Ну вот, теперь — главное! Спектакль. За пультом Самуил Абрамович Самосуд! Предельная собранность, концентрация внимания. Есть дирижеры, вкладывающие в короткий жест максимум энергии и воли, а есть такие, которые разбрасывают, распыляют свою энергию во многих широких движениях. Предельной собранностью отличалось дирижирование Самосуда и Голованова. Они как бы аккумулировали звуковую атмосферу спектакля и не стремились демонстрировать свою пластическую выразительность.
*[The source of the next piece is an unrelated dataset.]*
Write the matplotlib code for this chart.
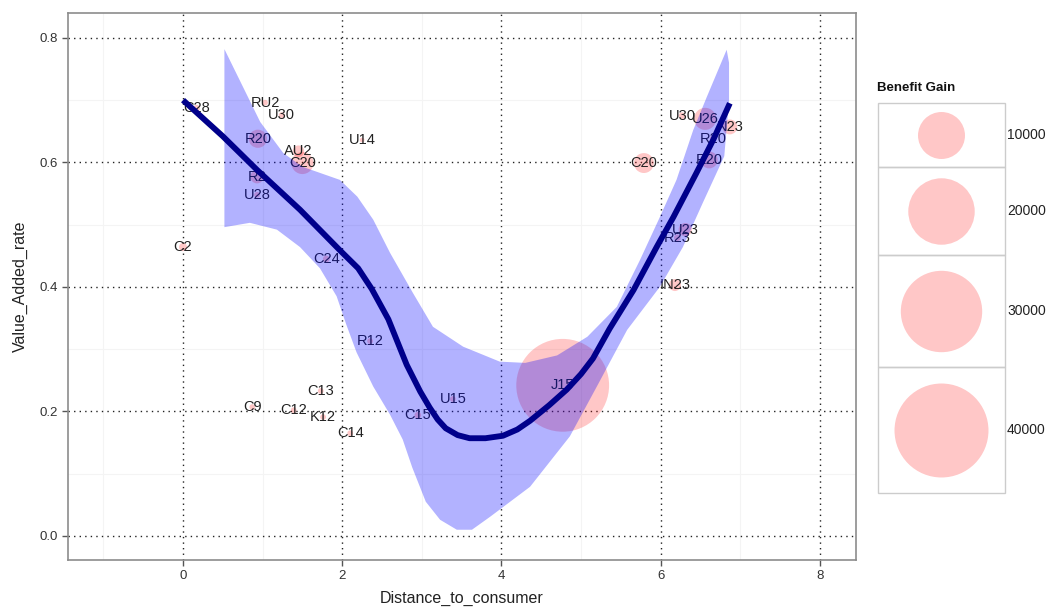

Они не претендовали на то, чтобы на них смотрели. Они не «танцевали» под музыку, они ее творили «здесь, сегодня, сейчас».
Есть дирижеры, которые существуют «рядом с музыкой», осуществляя управление ею как извозчик, у которого лошадь и без того знает, куда и как ей бежать, где свернуть и где остановиться. И зря он чмокает и размахивает кнутом, дергает вожжи, делает вид, что он — важная, решающая персона. Самосуд не управлял оркестром, он существовал в музыке, он сам был музыкой, он рождал ее, жесты его были сдержанны и собранны. И только желваки ходили на щеках, обнаруживая напряжение духа. Сегодняшний спектакль не был повтором вчерашнего, музыка рождалась как бы в первый раз. В его дирижировании не было «показухи», он не играл за пультом «гениальности» или какой-нибудь «отрешенности от мира сего», «сверхвдохновения», которое так любят фиксировать фотографы. Он влиял на публику звуками, а не их красивым воспроизведением. Такая же манера дирижирования была присуща Голованову. Я видел много замечательных дирижеров, у которых жест был широкий, отточенный, красивый, выразительный, однако… Здесь речь идет об индивидуальном предпочтении.